* [PROBLEM TO SOLVE]
Extract the lines from the start through the line that holds "import * as", both included, omitting all images.

§ §

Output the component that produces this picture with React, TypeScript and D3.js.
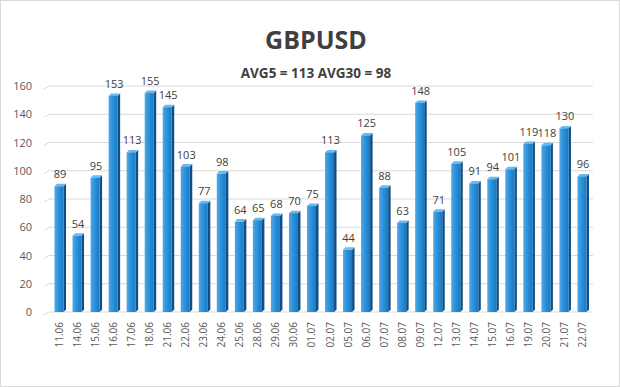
import React from "react";
import * as d3 from "d3";

const dates = [
  "11.06", "14.06", "15.06", "16.06", "17.06", "18.06", "21.06", "22.06", "23.06", "24.06",
  "25.06", "28.06", "29.06", "30.06", "01.07", "02.07", "05.07", "06.07", "07.07", "08.07",
  "09.07", "12.07", "13.07", "14.07", "15.07", "16.07", "19.07", "20.07", "21.07", "22.07",
];
const ranges = [
  89, 54, 95, 153, 113, 155, 145, 103, 77, 98,
  64, 65, 68, 70, 75, 113, 44, 125, 88, 63,
  148, 71, 105, 91, 94, 101, 119, 118, 130, 96,
];
const yTicks = [0, 20, 40, 60, 80, 100, 120, 140, 160];
const title = "GBPUSD";
const subtitle = "AVG5 = 113 AVG30 = 98";

const W = 620;
const H = 387;

const App = () => {
  const x = d3
    .scaleBand<string>()
    .domain(dates)
    .range([50, 591])
    .paddingInner(0.5)
    .paddingOuter(0.25);
  const y = d3.scaleLinear().domain([0, 160]).range([312, 86]);
  const bw = x.bandwidth();
  const depth = 2.5;
  const font = "'Open Sans', 'Liberation Sans', sans-serif";

  return (
    <svg width={W} height={H} style={{ position: "absolute", left: 0, top: 0 }}>
      <defs>
        <linearGradient id="front" x1="0%" y1="0%" x2="100%" y2="0%">
          <stop offset="0%" stopColor="#4fa8e6" />
          <stop offset="45%" stopColor="#2b92dc" />
          <stop offset="100%" stopColor="#1a78c2" />
        </linearGradient>
      </defs>
      <rect x={0.5} y={0.5} width={W - 1} height={H - 1} fill="#fff" stroke="#d9d9d9" />
      <text x={316} y={49} textAnchor="middle" fontFamily={font} fontWeight={700} fontSize={25} fill="#3f3f3f">
        {title}
      </text>
      <text x={316} y={78} textAnchor="middle" fontFamily={font} fontWeight={700} fontSize={13.5} fill="#3f3f3f">
        {subtitle}
      </text>
      {yTicks.map((t) => (
        <g key={t}>
          <path
            d={`M44,${y(t) + 3}L49,${y(t)}L593,${y(t)}`}
            fill="none"
            stroke="#d9d9d9"
            strokeWidth={1}
          />
          <text x={32} y={y(t) + 4} textAnchor="end" fontFamily={font} fontSize={11} fill="#595959">
            {t}
          </text>
        </g>
      ))}
      {dates.map((d, i) => {
        const v = ranges[i];
        const x0 = x(d) as number;
        const top = y(v);
        const base = y(0);
        return (
          <g key={d}>
            <polygon
              points={`${x0 + bw},${top} ${x0 + bw + depth},${top - depth} ${x0 + bw + depth},${base - depth} ${x0 + bw},${base}`}
              fill="#0f4f86"
            />
            <polygon
              points={`${x0},${top} ${x0 + depth},${top - depth} ${x0 + bw + depth},${top - depth} ${x0 + bw},${top}`}
              fill="#6ab8ec"
            />
            <rect x={x0} y={top} width={bw} height={base - top} fill="url(#front)" />
            <text
              x={x0 + bw / 2 + 1}
              y={top - 8}
              textAnchor="middle"
              fontFamily={font}
              fontSize={11}
              fill="#404040"
            >
              {v}
            </text>
            <text
              transform={`translate(${x0 + bw / 2 + 4},${322}) rotate(-90)`}
              textAnchor="end"
              fontFamily={font}
              fontSize={10}
              fill="#595959"
            >
              {d}
            </text>
          </g>
        );
      })}
    </svg>
  );
};

export default App;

§ §

* [FINISHED ANSWER]
Output the component that produces this picture with React, TypeScript and D3.js.
import React from "react";
import * as d3 from "d3";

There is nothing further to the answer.